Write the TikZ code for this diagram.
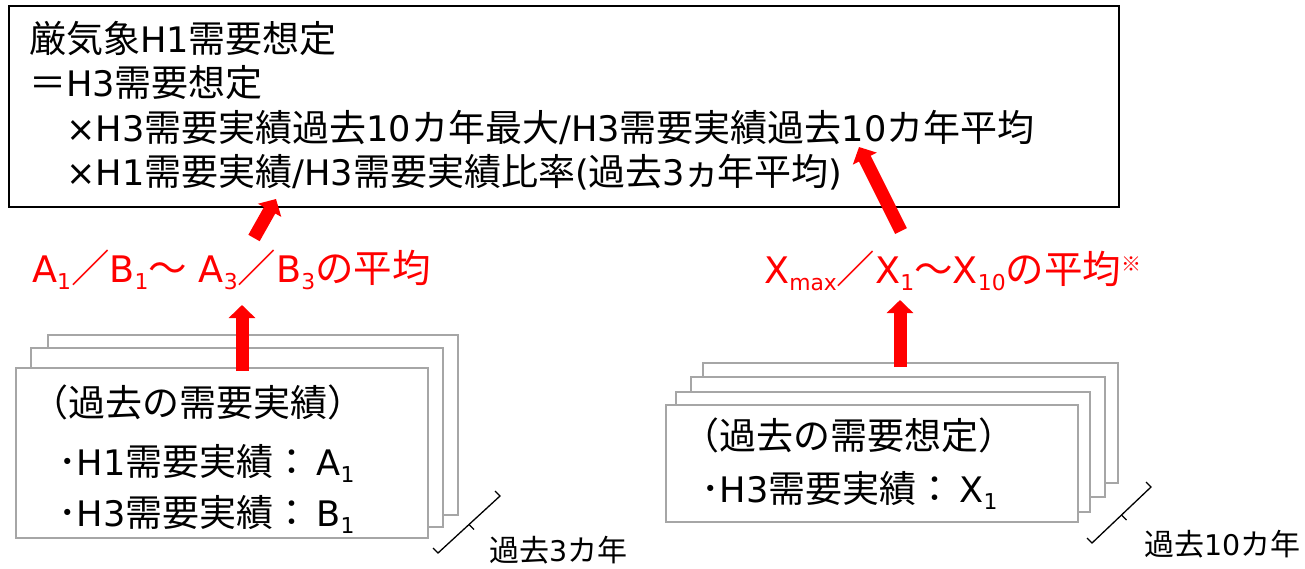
\documentclass[tikz,border=0pt]{standalone}
\usepackage{fontspec}
\setmainfont{Noto Sans CJK JP}
\newfontfamily\latfont[Scale=0.95]{DejaVu Sans}
\usetikzlibrary{arrows.meta,calc}
\newcommand\lat[1]{{\latfont #1}}
\newcommand\sbs[1]{\raisebox{-7pt}{\latfont\fontsize{23}{23}\selectfont #1}}
\newcommand\sps[1]{\raisebox{12pt}{\fontsize{20}{20}\selectfont #1}}
\tikzset{
 frame/.style={draw=black, line width=1.6pt, fill=white, inner sep=0pt, outer sep=0pt},
 sheet/.style={draw=gray!70, line width=1.8pt, fill=white, inner sep=0pt, outer sep=0pt},
 txt/.style={anchor=base west, inner sep=0pt, font=\fontsize{37}{44}\selectfont},
 redtxt/.style={anchor=base west, inner sep=0pt, text=red, font=\fontsize{38.5}{44}\selectfont},
 smalltxt/.style={anchor=base west, inner sep=0pt, font=\fontsize{30}{36}\selectfont},
 bigarrow/.style={draw=red, line width=13pt, -{Triangle[width=26pt,length=13pt]}},
 bracestyle/.style={draw=black, line width=1.3pt, line join=miter},
}
\begin{document}
\begin{tikzpicture}[x=1pt,y=-1pt]
\useasboundingbox (0,0) rectangle (1305,568);
\fill[white] (0,0) rectangle (1305,568);

% top formula box
\node[frame, minimum width=1110pt, minimum height=201pt] (top) at (564,106.5) {};
\node[txt] (t1) at (29,52) {厳気象\lat{H1}需要想定};
\node[txt] (t2) at (29,96) {＝\lat{H3}需要想定};
\node[txt] (t3) at (29,141) {　\lat{×H3}需要実績過去\lat{10}カ年最大\lat{/H3}需要実績過去\lat{10}カ年平均};
\node[txt] (t4) at (29,185) {　\lat{×H1}需要実績\lat{/H3}需要実績比率\lat{(}過去\lat{3}\kern-2ptヵ\kern-3pt年平均\lat{)}};

% red labels
\node[redtxt] (lab1) at (32,282) {\lat{A}\sbs{1}／\lat{B}\sbs{1}～\lat{ A}\sbs{3}／\lat{B}\sbs{3}の平均};
\node[redtxt] (lab2) at (764,283) {\lat{X}\sbs{max}／\lat{X}\sbs{1}～\lat{X}\sbs{10}の平均\sps{※}};

% left stack
\node[sheet, minimum width=410pt, minimum height=180pt] (lb3) at (253,425) {};
\node[sheet, minimum width=412pt, minimum height=179pt] (lb2) at (237,437.5) {};
\node[sheet, minimum width=412pt, minimum height=170pt] (lb1) at (222,453) {};
\node[txt] (lt1) at (31,416) {（過去の需要実績）};
\node[txt] (lt2) at (58,475) {･\lat{H1}需要実績：\kern6pt\lat{A}\sbs{1}};
\node[txt] (lt3) at (58,526) {･\lat{H3}需要実績：\kern6pt\lat{B}\sbs{1}};

% right stack
\node[sheet, minimum width=415pt, minimum height=120pt] (rb4) at (910.5,423) {};
\node[sheet, minimum width=414pt, minimum height=120pt] (rb3) at (898,437) {};
\node[sheet, minimum width=414pt, minimum height=120pt] (rb2) at (883,452) {};
\node[sheet, minimum width=412pt, minimum height=117pt] (rb1) at (872,463.5) {};
\node[txt] (rt1) at (682,449) {（過去の需要想定）};
\node[txt] (rt2) at (701,502) {･\lat{H3}需要実績：\kern6pt\lat{X}\sbs{1}};

% braces
\draw[bracestyle] (433,548) -- (438,553) -- (500,496) -- (495,491);
\draw[bracestyle] (469,524.5) -- (474,529.5);
\node[smalltxt] (bl1) at (489,561) {過去\lat{3}カ年};
\draw[bracestyle] (1087,538) -- (1092,543) -- (1151,487) -- (1146,482);
\draw[bracestyle] (1121.5,515) -- (1126.5,520);
\node[smalltxt] (bl2) at (1144,555) {過去\lat{10}カ年};

% arrows
\coordinate (aL0) at (242,371);
\coordinate (aL1) at (242,305);
\coordinate (dL0) at (254,238);
\coordinate (dL1) at (276,199);
\coordinate (aR0) at (900,367);
\coordinate (aR1) at (900,300);
\coordinate (dR0) at (901,231);
\coordinate (dR1) at (859,147);
\draw[bigarrow] (aL0) -- (aL1);
\draw[bigarrow] (dL0) -- (dL1);
\draw[bigarrow] (aR0) -- (aR1);
\draw[bigarrow] (dR0) -- (dR1);
\end{tikzpicture}
\end{document}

Required task. Output the data above without changes, apart from leaving out the pictures.

Finished task.
Write the TikZ code for this diagram.
\documentclass[tikz,border=0pt]{standalone}
\usepackage{fontspec}
\setmainfont{Noto Sans CJK JP}
\newfontfamily\latfont[Scale=0.95]{DejaVu Sans}
\usetikzlibrary{arrows.meta,calc}
\newcommand\lat[1]{{\latfont #1}}
\newcommand\sbs[1]{\raisebox{-7pt}{\latfont\fontsize{23}{23}\selectfont #1}}
\newcommand\sps[1]{\raisebox{12pt}{\fontsize{20}{20}\selectfont #1}}
\tikzset{
 frame/.style={draw=black, line width=1.6pt, fill=white, inner sep=0pt, outer sep=0pt},
 sheet/.style={draw=gray!70, line width=1.8pt, fill=white, inner sep=0pt, outer sep=0pt},
 txt/.style={anchor=base west, inner sep=0pt, font=\fontsize{37}{44}\selectfont},
 redtxt/.style={anchor=base west, inner sep=0pt, text=red, font=\fontsize{38.5}{44}\selectfont},
 smalltxt/.style={anchor=base west, inner sep=0pt, font=\fontsize{30}{36}\selectfont},
 bigarrow/.style={draw=red, line width=13pt, -{Triangle[width=26pt,length=13pt]}},
 bracestyle/.style={draw=black, line width=1.3pt, line join=miter},
}
\begin{document}
\begin{tikzpicture}[x=1pt,y=-1pt]
\useasboundingbox (0,0) rectangle (1305,568);
\fill[white] (0,0) rectangle (1305,568);

% top formula box
\node[frame, minimum width=1110pt, minimum height=201pt] (top) at (564,106.5) {};
\node[txt] (t1) at (29,52) {厳気象\lat{H1}需要想定};
\node[txt] (t2) at (29,96) {＝\lat{H3}需要想定};
\node[txt] (t3) at (29,141) {　\lat{×H3}需要実績過去\lat{10}カ年最大\lat{/H3}需要実績過去\lat{10}カ年平均};
\node[txt] (t4) at (29,185) {　\lat{×H1}需要実績\lat{/H3}需要実績比率\lat{(}過去\lat{3}\kern-2ptヵ\kern-3pt年平均\lat{)}};

% red labels
\node[redtxt] (lab1) at (32,282) {\lat{A}\sbs{1}／\lat{B}\sbs{1}～\lat{ A}\sbs{3}／\lat{B}\sbs{3}の平均};
\node[redtxt] (lab2) at (764,283) {\lat{X}\sbs{max}／\lat{X}\sbs{1}～\lat{X}\sbs{10}の平均\sps{※}};

% left stack
\node[sheet, minimum width=410pt, minimum height=180pt] (lb3) at (253,425) {};
\node[sheet, minimum width=412pt, minimum height=179pt] (lb2) at (237,437.5) {};
\node[sheet, minimum width=412pt, minimum height=170pt] (lb1) at (222,453) {};
\node[txt] (lt1) at (31,416) {（過去の需要実績）};
\node[txt] (lt2) at (58,475) {･\lat{H1}需要実績：\kern6pt\lat{A}\sbs{1}};
\node[txt] (lt3) at (58,526) {･\lat{H3}需要実績：\kern6pt\lat{B}\sbs{1}};

% right stack
\node[sheet, minimum width=415pt, minimum height=120pt] (rb4) at (910.5,423) {};
\node[sheet, minimum width=414pt, minimum height=120pt] (rb3) at (898,437) {};
\node[sheet, minimum width=414pt, minimum height=120pt] (rb2) at (883,452) {};
\node[sheet, minimum width=412pt, minimum height=117pt] (rb1) at (872,463.5) {};
\node[txt] (rt1) at (682,449) {（過去の需要想定）};
\node[txt] (rt2) at (701,502) {･\lat{H3}需要実績：\kern6pt\lat{X}\sbs{1}};

% braces
\draw[bracestyle] (433,548) -- (438,553) -- (500,496) -- (495,491);
\draw[bracestyle] (469,524.5) -- (474,529.5);
\node[smalltxt] (bl1) at (489,561) {過去\lat{3}カ年};
\draw[bracestyle] (1087,538) -- (1092,543) -- (1151,487) -- (1146,482);
\draw[bracestyle] (1121.5,515) -- (1126.5,520);
\node[smalltxt] (bl2) at (1144,555) {過去\lat{10}カ年};

% arrows
\coordinate (aL0) at (242,371);
\coordinate (aL1) at (242,305);
\coordinate (dL0) at (254,238);
\coordinate (dL1) at (276,199);
\coordinate (aR0) at (900,367);
\coordinate (aR1) at (900,300);
\coordinate (dR0) at (901,231);
\coordinate (dR1) at (859,147);
\draw[bigarrow] (aL0) -- (aL1);
\draw[bigarrow] (dL0) -- (dL1);
\draw[bigarrow] (aR0) -- (aR1);
\draw[bigarrow] (dR0) -- (dR1);
\end{tikzpicture}
\end{document}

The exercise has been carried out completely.